--- Task details ---
Return the lines that follow, exactly as they appear, from the first through the one containing "dim_f5 = [4, 24, 47, 53, 75, 80]"; no pictures are to be included.

--- Collected material ---
********

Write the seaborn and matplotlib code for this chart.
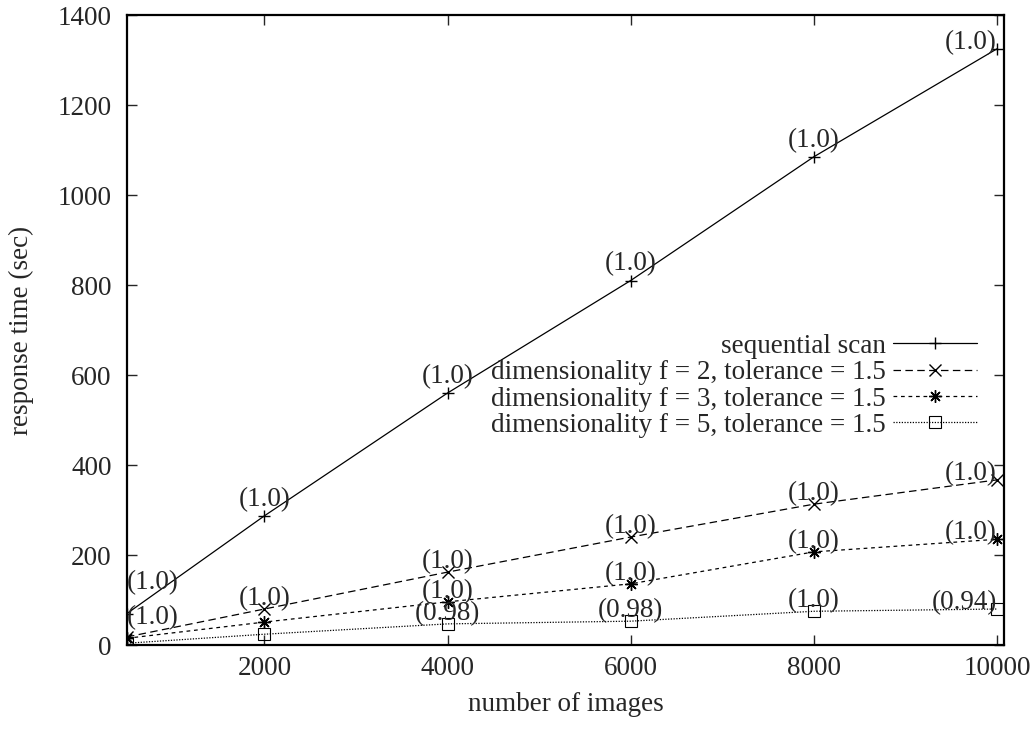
import numpy as np
import pandas as pd
import matplotlib
matplotlib.use('Agg')
import matplotlib.pyplot as plt
import seaborn as sns

# data
n_images = [500, 2000, 4000, 6000, 8000, 10000]
seq_scan = [70, 287, 560, 810, 1085, 1325]
dim_f2 = [18, 80, 162, 240, 313, 367]
dim_f3 = [15, 51, 96, 136, 207, 235]
dim_f5 = [4, 24, 47, 53, 75, 80]

seq_labels = ['(1.0)', '(1.0)', '(1.0)', '(1.0)', '(1.0)', '(1.0)']
f2_labels = ['(1.0)', '(1.0)', '(1.0)', '(1.0)', '(1.0)', '(1.0)']
f3_labels = [None, None, '(1.0)', '(1.0)', '(1.0)', '(1.0)']
f5_labels = [None, None, '(0.98)', '(0.98)', '(1.0)', '(0.94)']

series_names = [
    'sequential scan',
    'dimensionality f = 2, tolerance = 1.5',
    'dimensionality f = 3, tolerance = 1.5',
    'dimensionality f = 5, tolerance = 1.5',
]

FS = 19.5

sns.set_theme(style='ticks')
plt.rcParams['font.family'] = ['Liberation Serif', 'DejaVu Serif']
plt.rcParams['font.size'] = FS

fig = plt.figure(figsize=(10.33, 7.3), dpi=100)
ax = fig.add_axes([0.1229, 0.1164, 0.8490, 0.8630])

styles = [
    dict(marker='+', linestyle='-', ms=9, mew=1.0),
    dict(marker='x', dashes=(6, 3.5), ms=8, mew=1.0),
    dict(marker=(8, 2, 0), dashes=(3, 3), ms=9, mew=1.0),
    dict(marker='s', dashes=(1, 1.2), ms=8, mew=0.8, mfc='none'),
]
all_vals = [seq_scan, dim_f2, dim_f3, dim_f5]
all_labels = [seq_labels, f2_labels, f3_labels, f5_labels]
label_offsets = [12, 7.5, 7.5, 7.5]

for name, vals, st in zip(series_names, all_vals, styles):
    sns.lineplot(x=n_images, y=vals, ax=ax, color='black', lw=0.9,
                 label=name, mec='black', **st)

# ratio annotations (gnuplot-style labels next to each point)
for vals, labs, off in zip(all_vals, all_labels, label_offsets):
    for i, (xv, yv, lab) in enumerate(zip(n_images, vals, labs)):
        if lab is None:
            continue
        if i == 0:
            ha, dy = 'left', off * 1.85
        elif i == len(n_images) - 1:
            ha, dy = 'right', 4.5
        else:
            ha, dy = 'center', off
        ax.annotate(lab, xy=(xv, yv), xytext=(0, dy),
                    textcoords='offset points', ha=ha, va='center',
                    fontsize=FS)

ax.set_xlim(500, 10076)
ax.set_ylim(0, 1400)
ax.set_xticks([2000, 4000, 6000, 8000, 10000])
ax.set_yticks(np.arange(0, 1401, 200))
ax.tick_params(direction='in', top=True, right=True, length=7, width=1,
               labelsize=FS)
ax.tick_params(axis='x', pad=8)
ax.tick_params(axis='y', pad=11)
for sp in ax.spines.values():
    sp.set_linewidth(1.6)
    sp.set_color('black')

ax.set_xlabel('number of images', fontsize=FS, labelpad=8)
ax.set_ylabel('response time (sec)', fontsize=FS, labelpad=17)

leg = ax.legend(loc='upper right', bbox_to_anchor=(0.969, 0.494),
                frameon=False, markerfirst=False, handlelength=3.1,
                handletextpad=0.25, labelspacing=0.05, borderpad=0,
                borderaxespad=0, fontsize=FS)
# right-align the rows, gnuplot style
for col in leg._legend_handle_box.get_children():
    col.align = 'right'

fig.savefig('out.png', dpi=100)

********

--- Exercise result ---
Write the seaborn and matplotlib code for this chart.
import numpy as np
import pandas as pd
import matplotlib
matplotlib.use('Agg')
import matplotlib.pyplot as plt
import seaborn as sns

# data
n_images = [500, 2000, 4000, 6000, 8000, 10000]
seq_scan = [70, 287, 560, 810, 1085, 1325]
dim_f2 = [18, 80, 162, 240, 313, 367]
dim_f3 = [15, 51, 96, 136, 207, 235]
dim_f5 = [4, 24, 47, 53, 75, 80]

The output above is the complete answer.